Go through the material and write it all out exactly, minus the pictures.

--- start Data extract ---

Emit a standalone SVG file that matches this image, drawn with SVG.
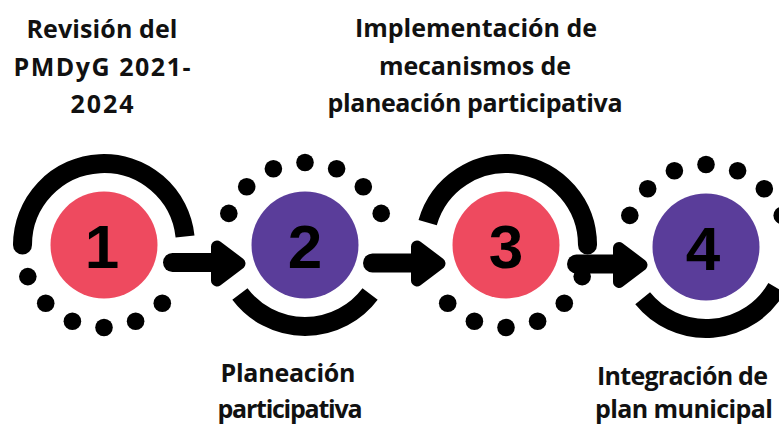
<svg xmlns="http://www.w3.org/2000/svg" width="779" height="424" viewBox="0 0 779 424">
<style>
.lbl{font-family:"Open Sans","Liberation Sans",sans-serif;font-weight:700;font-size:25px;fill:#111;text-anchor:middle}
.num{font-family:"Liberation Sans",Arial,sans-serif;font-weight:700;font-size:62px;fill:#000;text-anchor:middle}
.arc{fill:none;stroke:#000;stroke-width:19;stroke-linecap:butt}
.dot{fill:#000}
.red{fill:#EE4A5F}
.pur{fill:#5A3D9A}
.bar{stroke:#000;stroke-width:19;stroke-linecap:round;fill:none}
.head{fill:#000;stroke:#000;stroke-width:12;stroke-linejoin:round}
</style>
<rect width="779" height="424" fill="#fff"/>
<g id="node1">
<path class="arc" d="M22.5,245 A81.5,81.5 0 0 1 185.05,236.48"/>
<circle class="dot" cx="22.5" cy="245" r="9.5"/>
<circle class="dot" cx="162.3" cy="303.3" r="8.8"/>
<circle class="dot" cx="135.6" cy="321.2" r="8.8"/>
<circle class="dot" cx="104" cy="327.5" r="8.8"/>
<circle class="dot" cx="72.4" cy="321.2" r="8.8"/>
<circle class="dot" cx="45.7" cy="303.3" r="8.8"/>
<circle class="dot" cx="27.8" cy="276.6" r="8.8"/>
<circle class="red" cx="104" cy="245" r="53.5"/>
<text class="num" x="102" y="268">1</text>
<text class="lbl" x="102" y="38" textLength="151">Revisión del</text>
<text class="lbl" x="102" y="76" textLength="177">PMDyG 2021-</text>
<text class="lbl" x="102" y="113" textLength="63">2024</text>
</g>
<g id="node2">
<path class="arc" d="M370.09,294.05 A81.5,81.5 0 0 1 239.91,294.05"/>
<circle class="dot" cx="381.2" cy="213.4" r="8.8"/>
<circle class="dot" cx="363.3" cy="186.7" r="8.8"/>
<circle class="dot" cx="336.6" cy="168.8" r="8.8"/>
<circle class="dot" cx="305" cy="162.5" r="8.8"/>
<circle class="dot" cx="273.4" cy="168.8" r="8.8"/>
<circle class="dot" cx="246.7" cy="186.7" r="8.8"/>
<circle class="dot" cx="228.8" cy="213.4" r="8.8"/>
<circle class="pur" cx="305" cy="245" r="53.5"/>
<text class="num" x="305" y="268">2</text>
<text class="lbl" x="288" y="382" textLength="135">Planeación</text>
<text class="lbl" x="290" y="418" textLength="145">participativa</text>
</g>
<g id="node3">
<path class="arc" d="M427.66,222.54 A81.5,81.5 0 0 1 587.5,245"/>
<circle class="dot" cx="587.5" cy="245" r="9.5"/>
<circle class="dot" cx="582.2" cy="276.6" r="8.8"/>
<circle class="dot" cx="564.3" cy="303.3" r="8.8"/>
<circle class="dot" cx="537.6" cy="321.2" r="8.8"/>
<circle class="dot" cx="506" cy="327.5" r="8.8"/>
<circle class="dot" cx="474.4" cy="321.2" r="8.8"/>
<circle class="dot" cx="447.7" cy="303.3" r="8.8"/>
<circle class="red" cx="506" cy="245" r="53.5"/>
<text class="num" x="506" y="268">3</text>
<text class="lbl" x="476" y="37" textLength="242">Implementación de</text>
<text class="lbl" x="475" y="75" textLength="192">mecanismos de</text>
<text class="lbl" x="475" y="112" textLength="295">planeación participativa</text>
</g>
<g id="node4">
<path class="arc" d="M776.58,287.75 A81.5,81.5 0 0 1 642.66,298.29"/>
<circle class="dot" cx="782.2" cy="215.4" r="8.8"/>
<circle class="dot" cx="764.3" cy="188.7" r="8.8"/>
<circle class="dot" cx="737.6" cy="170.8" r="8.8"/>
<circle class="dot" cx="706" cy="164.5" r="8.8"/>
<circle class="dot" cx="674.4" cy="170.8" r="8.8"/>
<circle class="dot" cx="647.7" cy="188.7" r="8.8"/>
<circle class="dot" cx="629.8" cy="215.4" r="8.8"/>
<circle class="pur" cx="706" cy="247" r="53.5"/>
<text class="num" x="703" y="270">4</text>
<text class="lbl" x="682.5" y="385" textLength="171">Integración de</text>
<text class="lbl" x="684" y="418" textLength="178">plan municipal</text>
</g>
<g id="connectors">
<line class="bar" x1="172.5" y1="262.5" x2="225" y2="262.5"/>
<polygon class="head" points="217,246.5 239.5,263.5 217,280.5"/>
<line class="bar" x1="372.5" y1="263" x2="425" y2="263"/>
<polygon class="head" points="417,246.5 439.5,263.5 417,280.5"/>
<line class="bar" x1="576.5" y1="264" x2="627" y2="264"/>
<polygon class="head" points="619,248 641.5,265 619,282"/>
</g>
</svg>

--- end Data extract ---

Reply to the task:
Emit a standalone SVG file that matches this image, drawn with SVG.
<svg xmlns="http://www.w3.org/2000/svg" width="779" height="424" viewBox="0 0 779 424">
<style>
.lbl{font-family:"Open Sans","Liberation Sans",sans-serif;font-weight:700;font-size:25px;fill:#111;text-anchor:middle}
.num{font-family:"Liberation Sans",Arial,sans-serif;font-weight:700;font-size:62px;fill:#000;text-anchor:middle}
.arc{fill:none;stroke:#000;stroke-width:19;stroke-linecap:butt}
.dot{fill:#000}
.red{fill:#EE4A5F}
.pur{fill:#5A3D9A}
.bar{stroke:#000;stroke-width:19;stroke-linecap:round;fill:none}
.head{fill:#000;stroke:#000;stroke-width:12;stroke-linejoin:round}
</style>
<rect width="779" height="424" fill="#fff"/>
<g id="node1">
<path class="arc" d="M22.5,245 A81.5,81.5 0 0 1 185.05,236.48"/>
<circle class="dot" cx="22.5" cy="245" r="9.5"/>
<circle class="dot" cx="162.3" cy="303.3" r="8.8"/>
<circle class="dot" cx="135.6" cy="321.2" r="8.8"/>
<circle class="dot" cx="104" cy="327.5" r="8.8"/>
<circle class="dot" cx="72.4" cy="321.2" r="8.8"/>
<circle class="dot" cx="45.7" cy="303.3" r="8.8"/>
<circle class="dot" cx="27.8" cy="276.6" r="8.8"/>
<circle class="red" cx="104" cy="245" r="53.5"/>
<text class="num" x="102" y="268">1</text>
<text class="lbl" x="102" y="38" textLength="151">Revisión del</text>
<text class="lbl" x="102" y="76" textLength="177">PMDyG 2021-</text>
<text class="lbl" x="102" y="113" textLength="63">2024</text>
</g>
<g id="node2">
<path class="arc" d="M370.09,294.05 A81.5,81.5 0 0 1 239.91,294.05"/>
<circle class="dot" cx="381.2" cy="213.4" r="8.8"/>
<circle class="dot" cx="363.3" cy="186.7" r="8.8"/>
<circle class="dot" cx="336.6" cy="168.8" r="8.8"/>
<circle class="dot" cx="305" cy="162.5" r="8.8"/>
<circle class="dot" cx="273.4" cy="168.8" r="8.8"/>
<circle class="dot" cx="246.7" cy="186.7" r="8.8"/>
<circle class="dot" cx="228.8" cy="213.4" r="8.8"/>
<circle class="pur" cx="305" cy="245" r="53.5"/>
<text class="num" x="305" y="268">2</text>
<text class="lbl" x="288" y="382" textLength="135">Planeación</text>
<text class="lbl" x="290" y="418" textLength="145">participativa</text>
</g>
<g id="node3">
<path class="arc" d="M427.66,222.54 A81.5,81.5 0 0 1 587.5,245"/>
<circle class="dot" cx="587.5" cy="245" r="9.5"/>
<circle class="dot" cx="582.2" cy="276.6" r="8.8"/>
<circle class="dot" cx="564.3" cy="303.3" r="8.8"/>
<circle class="dot" cx="537.6" cy="321.2" r="8.8"/>
<circle class="dot" cx="506" cy="327.5" r="8.8"/>
<circle class="dot" cx="474.4" cy="321.2" r="8.8"/>
<circle class="dot" cx="447.7" cy="303.3" r="8.8"/>
<circle class="red" cx="506" cy="245" r="53.5"/>
<text class="num" x="506" y="268">3</text>
<text class="lbl" x="476" y="37" textLength="242">Implementación de</text>
<text class="lbl" x="475" y="75" textLength="192">mecanismos de</text>
<text class="lbl" x="475" y="112" textLength="295">planeación participativa</text>
</g>
<g id="node4">
<path class="arc" d="M776.58,287.75 A81.5,81.5 0 0 1 642.66,298.29"/>
<circle class="dot" cx="782.2" cy="215.4" r="8.8"/>
<circle class="dot" cx="764.3" cy="188.7" r="8.8"/>
<circle class="dot" cx="737.6" cy="170.8" r="8.8"/>
<circle class="dot" cx="706" cy="164.5" r="8.8"/>
<circle class="dot" cx="674.4" cy="170.8" r="8.8"/>
<circle class="dot" cx="647.7" cy="188.7" r="8.8"/>
<circle class="dot" cx="629.8" cy="215.4" r="8.8"/>
<circle class="pur" cx="706" cy="247" r="53.5"/>
<text class="num" x="703" y="270">4</text>
<text class="lbl" x="682.5" y="385" textLength="171">Integración de</text>
<text class="lbl" x="684" y="418" textLength="178">plan municipal</text>
</g>
<g id="connectors">
<line class="bar" x1="172.5" y1="262.5" x2="225" y2="262.5"/>
<polygon class="head" points="217,246.5 239.5,263.5 217,280.5"/>
<line class="bar" x1="372.5" y1="263" x2="425" y2="263"/>
<polygon class="head" points="417,246.5 439.5,263.5 417,280.5"/>
<line class="bar" x1="576.5" y1="264" x2="627" y2="264"/>
<polygon class="head" points="619,248 641.5,265 619,282"/>
</g>
</svg>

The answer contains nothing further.